◆ Dataset section
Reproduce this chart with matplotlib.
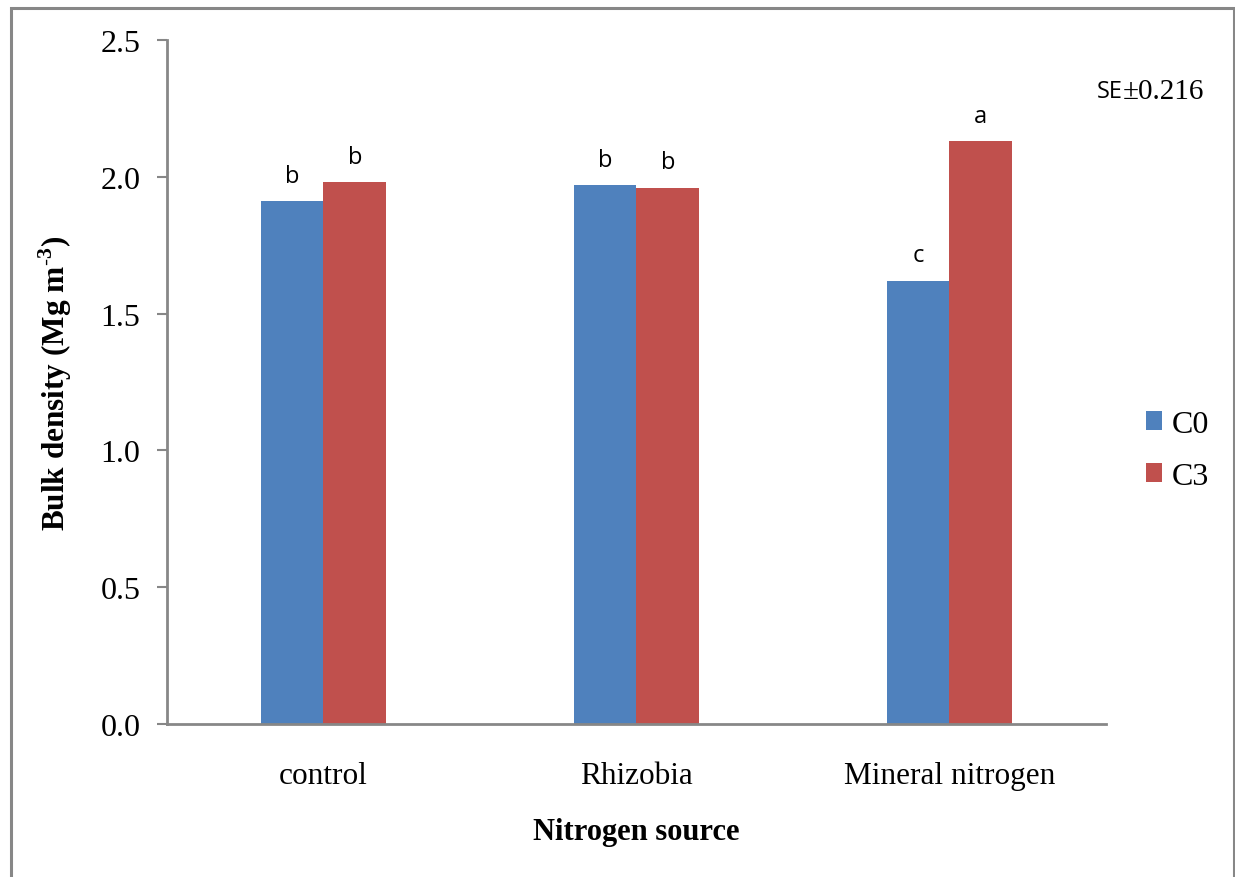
#!/usr/bin/env python3

import numpy as np
import matplotlib.pyplot as plt
from matplotlib.patches import Rectangle

# Data
sources = ["control", "Rhizobia", "Mineral nitrogen"]
c0_values = [1.91, 1.97, 1.62]
c3_values = [1.98, 1.96, 2.13]
c0_letters = ["b", "b", "c"]
c3_letters = ["b", "b", "a"]
y_ticks = [0.0, 0.5, 1.0, 1.5, 2.0, 2.5]

SERIF = "Liberation Serif"
SANS = "Open Sans"
BLUE = "#4F81BD"
RED = "#C0504D"
GREY = "#878787"

plt.rcParams["mathtext.fontset"] = "custom"
plt.rcParams["mathtext.rm"] = "Liberation Serif:bold"
plt.rcParams["mathtext.bf"] = "Liberation Serif:bold"


def main():
    fig = plt.figure(figsize=(12.35, 8.78), dpi=100)
    ax = fig.add_axes([0.1352, 0.1743, 0.7603, 0.7790])

    # Outer frame (cut off at bottom like the source)
    fig.patches.append(Rectangle((10.5 / 1235, -0.05), (1233.5 - 10.5) / 1235,
                                 1.05 - 8.5 / 878, transform=fig.transFigure,
                                 fill=False, edgecolor=GREY, linewidth=2.2))

    x = np.arange(len(sources))
    width = 0.2
    bars0 = ax.bar(x - width / 2, c0_values, width, color=BLUE, label="C0")
    bars1 = ax.bar(x + width / 2, c3_values, width, color=RED, label="C3")

    # Significance letters
    for bars, letters in ((bars0, c0_letters), (bars1, c3_letters)):
        for b, letter in zip(bars, letters):
            ax.annotate(letter, (b.get_x() + b.get_width() / 2, b.get_height()),
                        xytext=(0, 14), textcoords="offset points",
                        ha="center", va="baseline", fontsize=17, family=SANS)

    ax.set_xlim(-0.5, len(sources) - 0.5)
    ax.set_ylim(0, 2.5)
    ax.set_yticks(y_ticks)
    ax.set_yticklabels([f"{v:.1f}" for v in y_ticks], family=SERIF, fontsize=23)
    ax.set_xticks(x)
    ax.set_xticklabels(sources, family=SERIF, fontsize=22.5)

    ax.tick_params(axis="x", length=0, pad=27)
    ax.tick_params(axis="y", length=7, width=1.5, color=GREY, pad=12)

    for side in ("top", "right"):
        ax.spines[side].set_visible(False)
    for side in ("left", "bottom"):
        ax.spines[side].set_color(GREY)
        ax.spines[side].set_linewidth(2)

    ax.set_xlabel("Nitrogen source", family=SERIF, fontsize=22,
                  fontweight="bold", labelpad=19)
    ax.set_ylabel("Bulk density (Mg m$^{\u2011 3}$)", family=SERIF,
                  fontsize=22.5, fontweight="bold", labelpad=19)

    fig.text(1097 / 1235, 1 - 92 / 878, "SE", family=SANS, fontsize=17,
             va="center", ha="left")
    fig.text(1123 / 1235, 1 - 92 / 878, "\u00b10.216", family=SERIF,
             fontsize=21, va="center", ha="left")

    ax.legend(loc="center left", bbox_to_anchor=(1.012, 0.40),
              frameon=False, prop={"family": SERIF, "size": 23},
              handlelength=0.5, handleheight=0.5, handletextpad=0.3,
              labelspacing=0.72)

    fig.savefig("out.png", dpi=100)


if __name__ == "__main__":
    main()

◆ Set problem
Copy every line that contains the string "matplotlib".

◆ Exercise response
Reproduce this chart with matplotlib.
import matplotlib.pyplot as plt
from matplotlib.patches import Rectangle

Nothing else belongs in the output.